In memoriam: James Mayer, an exemplary life of achievement
Beyond his high stature as a researcher, ASU engineering professor James Mayer was a sought-after teacher and a valued mentor.

Posted June 20, 2013

James Mayer, considered a “giant” of materials science and engineering, who was on the faculty of Arizona State University during the latter years of a research and teaching career spanning almost five decades, passed away June 14.

Mayer began making his mark in the field as a doctoral student at Purdue University – where he earned a bachelor’s degree in mechanical engineering and a Ph.D. in physics – when he helped make significant advances in materials analysis.

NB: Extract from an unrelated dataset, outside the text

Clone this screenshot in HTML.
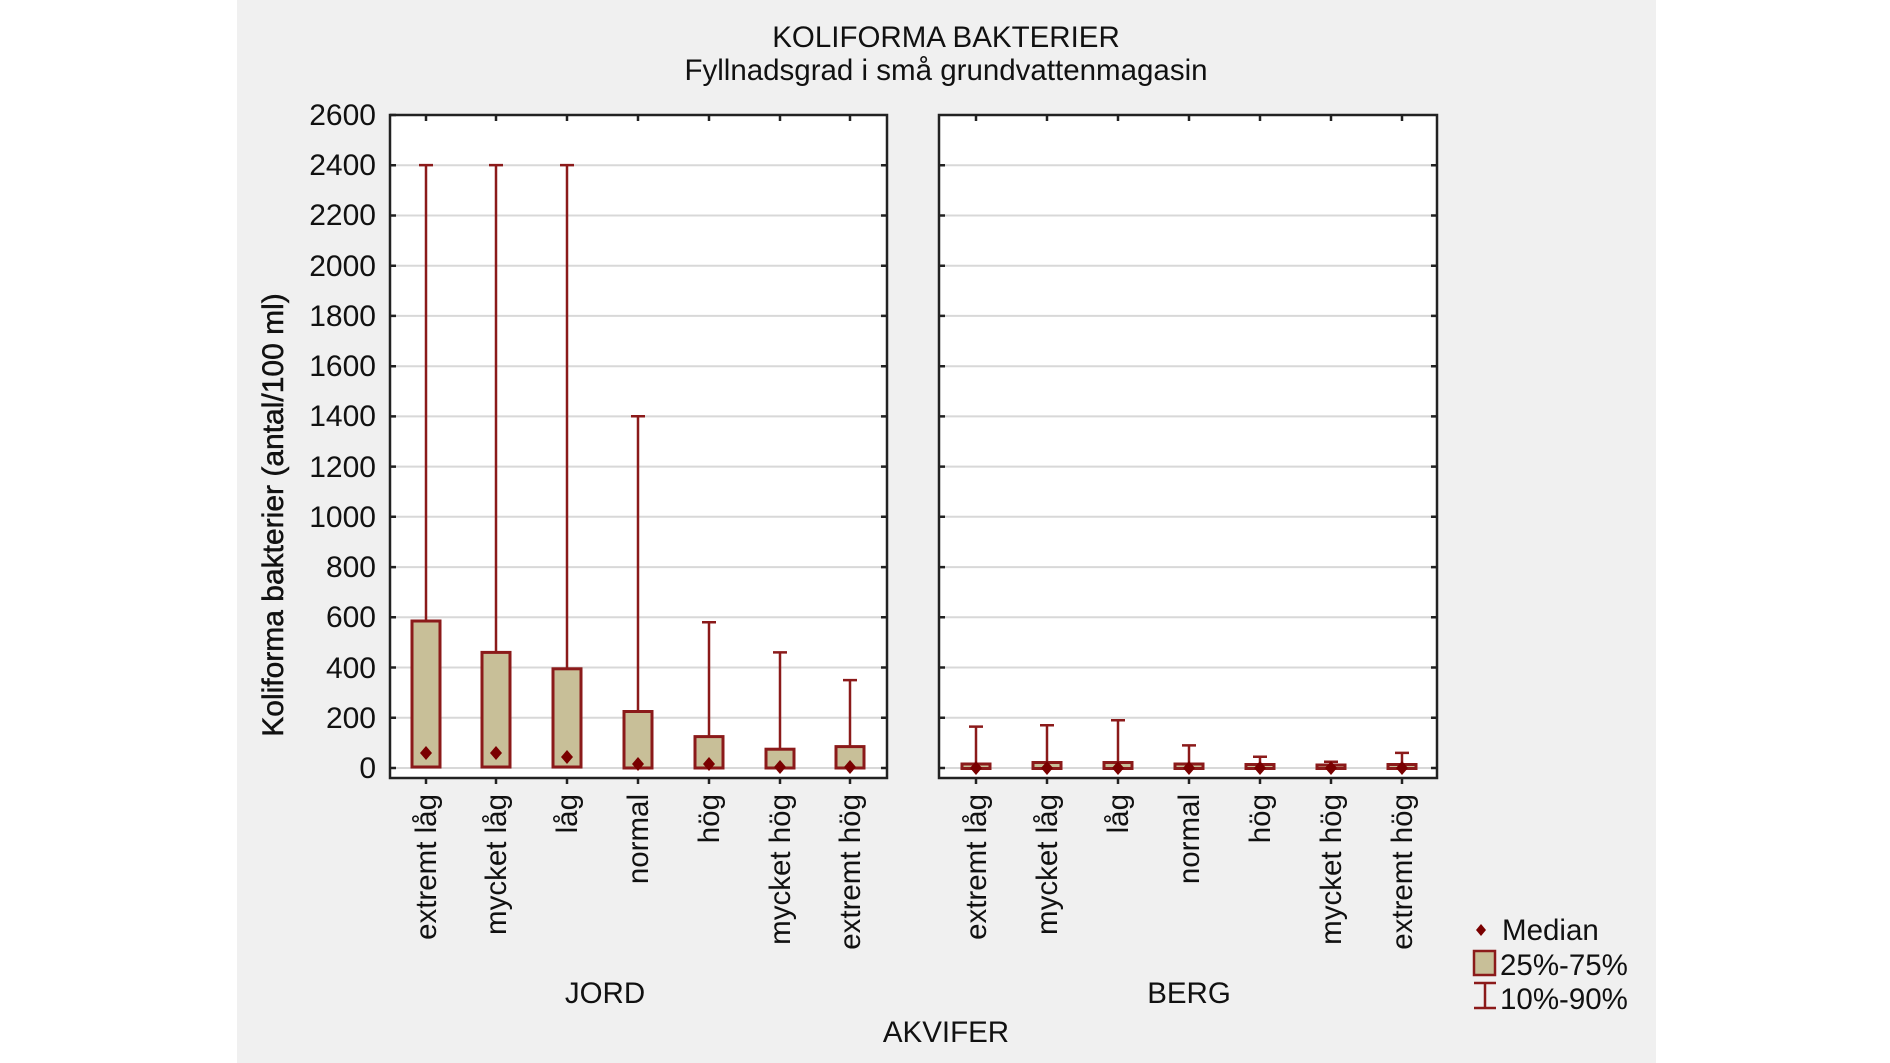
<!DOCTYPE html>
<html><head><meta charset="utf-8"><style>
html,body{margin:0;padding:0;background:#fff;}
svg{display:block;font-family:"Liberation Sans",sans-serif;}
</style></head><body>
<svg width="1890" height="1063" viewBox="0 0 1890 1063" xmlns="http://www.w3.org/2000/svg">
<rect x="0" y="0" width="1890" height="1063" fill="#fff"/>
<rect x="237" y="0" width="1419" height="1063" fill="#f0f0f0"/>
<text x="946" y="47" font-size="29.5" text-anchor="middle" fill="#111">KOLIFORMA BAKTERIER</text>
<text x="946" y="80" font-size="29.5" text-anchor="middle" fill="#111">Fyllnadsgrad i små grundvattenmagasin</text>
<rect x="390" y="115" width="497" height="663" fill="#fff"/>
<rect x="939" y="115" width="498" height="663" fill="#fff"/>
<g stroke="#d8d8d8" stroke-width="2">
<line x1="390" x2="887" y1="768" y2="768"/><line x1="939" x2="1437" y1="768" y2="768"/>
<line x1="390" x2="887" y1="717.8" y2="717.8"/><line x1="939" x2="1437" y1="717.8" y2="717.8"/>
<line x1="390" x2="887" y1="667.5" y2="667.5"/><line x1="939" x2="1437" y1="667.5" y2="667.5"/>
<line x1="390" x2="887" y1="617.3" y2="617.3"/><line x1="939" x2="1437" y1="617.3" y2="617.3"/>
<line x1="390" x2="887" y1="567.1" y2="567.1"/><line x1="939" x2="1437" y1="567.1" y2="567.1"/>
<line x1="390" x2="887" y1="516.8" y2="516.8"/><line x1="939" x2="1437" y1="516.8" y2="516.8"/>
<line x1="390" x2="887" y1="466.6" y2="466.6"/><line x1="939" x2="1437" y1="466.6" y2="466.6"/>
<line x1="390" x2="887" y1="416.4" y2="416.4"/><line x1="939" x2="1437" y1="416.4" y2="416.4"/>
<line x1="390" x2="887" y1="366.2" y2="366.2"/><line x1="939" x2="1437" y1="366.2" y2="366.2"/>
<line x1="390" x2="887" y1="315.9" y2="315.9"/><line x1="939" x2="1437" y1="315.9" y2="315.9"/>
<line x1="390" x2="887" y1="265.7" y2="265.7"/><line x1="939" x2="1437" y1="265.7" y2="265.7"/>
<line x1="390" x2="887" y1="215.5" y2="215.5"/><line x1="939" x2="1437" y1="215.5" y2="215.5"/>
<line x1="390" x2="887" y1="165.2" y2="165.2"/><line x1="939" x2="1437" y1="165.2" y2="165.2"/>
</g>
<g stroke="#222" stroke-width="2.5" fill="none">
<rect x="390" y="115" width="497" height="663"/>
<rect x="939" y="115" width="498" height="663"/>
</g>
<g stroke="#222" stroke-width="2.5">
<path d="M390 768h6M390 717.8h6M390 667.5h6M390 617.3h6M390 567.1h6M390 516.8h6M390 466.6h6M390 416.4h6M390 366.2h6M390 315.9h6M390 265.7h6M390 215.5h6M390 165.2h6M390 115h6"/>
<path d="M887 768h-6M887 717.8h-6M887 667.5h-6M887 617.3h-6M887 567.1h-6M887 516.8h-6M887 466.6h-6M887 416.4h-6M887 366.2h-6M887 315.9h-6M887 265.7h-6M887 215.5h-6M887 165.2h-6"/>
<path d="M939 768h6M939 717.8h6M939 667.5h6M939 617.3h6M939 567.1h6M939 516.8h6M939 466.6h6M939 416.4h6M939 366.2h6M939 315.9h6M939 265.7h6M939 215.5h6M939 165.2h6"/>
<path d="M1437 768h-6M1437 717.8h-6M1437 667.5h-6M1437 617.3h-6M1437 567.1h-6M1437 516.8h-6M1437 466.6h-6M1437 416.4h-6M1437 366.2h-6M1437 315.9h-6M1437 265.7h-6M1437 215.5h-6M1437 165.2h-6"/>
<path d="M426 778v6M496 778v6M567 778v6M638 778v6M709 778v6M780 778v6M850 778v6M976 778v6M1047 778v6M1118 778v6M1189 778v6M1260 778v6M1331 778v6M1402 778v6"/>
<path d="M426 115v6M496 115v6M567 115v6M638 115v6M709 115v6M780 115v6M850 115v6M976 115v6M1047 115v6M1118 115v6M1189 115v6M1260 115v6M1331 115v6M1402 115v6"/>
</g>
<g font-size="30" text-anchor="end" fill="#111">
<text x="376" y="778">0</text><text x="376" y="728">200</text><text x="376" y="678">400</text><text x="376" y="627">600</text><text x="376" y="577">800</text><text x="376" y="527">1000</text><text x="376" y="477">1200</text><text x="376" y="426">1400</text><text x="376" y="376">1600</text><text x="376" y="326">1800</text><text x="376" y="276">2000</text><text x="376" y="225">2200</text><text x="376" y="175">2400</text><text x="376" y="125">2600</text>
</g>
<text transform="translate(283,515) rotate(-90)" font-size="30" text-anchor="middle" fill="#111" stroke="#111" stroke-width="0.5">Koliforma bakterier (antal/100 ml)</text>
<g stroke="#8b1a1a" stroke-width="2.5" fill="none">
<path d="M426 165.1V768M419 165.1h14M496 165.1V768M489 165.1h14M567 165.1V768M560 165.1h14M638 416.3V768M631 416.3h14M709 622.3V768M702 622.3h14M780 652.4V768M773 652.4h14M850 680.1V768M843 680.1h14"/>
<path d="M976 726.6V768M969 726.6h14M1047 725.3V768M1040 725.3h14M1118 720.3V768M1111 720.3h14M1189 745.4V768M1182 745.4h14M1260 756.7V768M1253 756.7h14M1331 761.7V768M1324 761.7h14M1402 752.9V768M1395 752.9h14"/>
</g>
<g fill="#c8bf98" stroke="#8b1a1a" stroke-width="3">
<rect x="412" y="621" width="28" height="146"/>
<rect x="482" y="652.4" width="28" height="114.6"/>
<rect x="553" y="668.8" width="28" height="98.2"/>
<rect x="624" y="711.5" width="28" height="56.5"/>
<rect x="695" y="736.6" width="28" height="31.4"/>
<rect x="766" y="749.2" width="28" height="18.8"/>
<rect x="836" y="746.6" width="28" height="21.4"/>
<rect x="962" y="764" width="28" height="4.5"/>
<rect x="1033" y="762.5" width="28" height="6"/>
<rect x="1104" y="762.5" width="28" height="6"/>
<rect x="1175" y="764" width="28" height="4.5"/>
<rect x="1246" y="764.5" width="28" height="4"/>
<rect x="1317" y="765" width="28" height="3.5"/>
<rect x="1388" y="764.5" width="28" height="4"/>
</g>
<g fill="#7a0000">
<path d="M426 746l6 7-6 7-6-7z"/><path d="M496 746l6 7-6 7-6-7z"/><path d="M567 750l6 7-6 7-6-7z"/><path d="M638 757l6 7-6 7-6-7z"/><path d="M709 757l6 7-6 7-6-7z"/><path d="M780 760l6 7-6 7-6-7z"/><path d="M850 760l6 7-6 7-6-7z"/>
<path d="M976 761l6 7-6 7-6-7z"/><path d="M1047 761l6 7-6 7-6-7z"/><path d="M1118 761l6 7-6 7-6-7z"/><path d="M1189 761l6 7-6 7-6-7z"/><path d="M1260 761l6 7-6 7-6-7z"/><path d="M1331 761l6 7-6 7-6-7z"/><path d="M1402 761l6 7-6 7-6-7z"/>
</g>
<g font-size="29.5" text-anchor="end" fill="#111">
<text transform="translate(436,794) rotate(-90)">extremt låg</text>
<text transform="translate(506,794) rotate(-90)">mycket låg</text>
<text transform="translate(577,794) rotate(-90)">låg</text>
<text transform="translate(648,794) rotate(-90)">normal</text>
<text transform="translate(719,794) rotate(-90)">hög</text>
<text transform="translate(790,794) rotate(-90)">mycket hög</text>
<text transform="translate(860,794) rotate(-90)">extremt hög</text>
<text transform="translate(986,794) rotate(-90)">extremt låg</text>
<text transform="translate(1057,794) rotate(-90)">mycket låg</text>
<text transform="translate(1128,794) rotate(-90)">låg</text>
<text transform="translate(1199,794) rotate(-90)">normal</text>
<text transform="translate(1270,794) rotate(-90)">hög</text>
<text transform="translate(1341,794) rotate(-90)">mycket hög</text>
<text transform="translate(1412,794) rotate(-90)">extremt hög</text>
</g>
<g font-size="29.5" text-anchor="middle" fill="#111">
<text x="605" y="1003">JORD</text>
<text x="1189" y="1003">BERG</text>
<text x="946" y="1042">AKVIFER</text>
</g>
<path d="M1481 924l5 6-5 6-5-6z" fill="#7a0000"/>
<rect x="1474" y="951" width="21" height="24" fill="#c8bf98" stroke="#8b1a1a" stroke-width="2.5"/>
<path d="M1474 983h22M1474 1008h22M1485 983v25" stroke="#8b1a1a" stroke-width="2.5" fill="none"/>
<g font-size="29.5" fill="#111">
<text x="1502" y="940">Median</text>
<text x="1500" y="975">25%-75%</text>
<text x="1500" y="1009">10%-90%</text>
</g>
</svg>
</body></html>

He would go on to contribute to further advances in the materials that have enabled computers and other electronic devices to be made more compact and to operate rapidly.

Mayer was also widely recognized for contributions to solid-state engineering, particularly research on solid-state detectors, ion implantation and ion-beam spectrometry. He developed ion-implanted silicon that became a key element in a breakthrough processing technique used in semiconductor manufacturing.

In 1981, Mayer won the Von Hippel Award, the highest honor bestowed by the Materials Research Society, and three years later was elected to the National Academy of Engineering.

Sought-after mentor

But most important to Mayer, according to a statement from family members announcing his passing, was his role in guiding more than 40 graduate students through their doctoral and post-doctoral studies and remaining a long-time career mentor to many.

One of those students-turned-colleagues is Terry Alford, an ASU professor of materials science and engineering, who had known and worked with Mayer for almost 30 years.

Alford was interested in ion implantation at the time he was considering where to pursue his doctoral degree. He visited Cornell University because that was where Mayer was teaching.

“He was the world-famous James Mayer, the guru of ion implantation,” Alford recalls. Even though Mayer told him he wasn’t taking additional graduate students under his wing at the time, Alford persisted.

“I started hanging around his lab,” Alford says, until he was allowed to work there. Eventually, Mayer became his doctoral studies advisor.

Helped make others successful

Years later, Mayer got Alford – who was working at Texas Instruments – to visit ASU and speak to students.  During the visit, Mayer took him to meet a vice provost and the engineering dean. A couple of months later Alford left his job to teach at ASU.

Alford says he was among many graduate students and engineering colleagues who over the years were drawn to the places where they could study under or work with Mayer.

“My exemplar as a mentor was Jim Mayer,” says Alford, who is among winners of the ASU Graduate College Mentor of the Year award. “One of his great impacts was through his mentoring of undergraduates, graduate students and young faculty members. He always wanted to help make people successful.”

Consummate team-builder

“Jim’s many accomplishments as a scholar speak for themselves,” says Kyle Squires, director of ASU’s School for Engineering of Matter, Transport and Energy. “As a mentor, he was creative, enthusiastic and dedicated to exciting students at all levels about materials science and engineering.”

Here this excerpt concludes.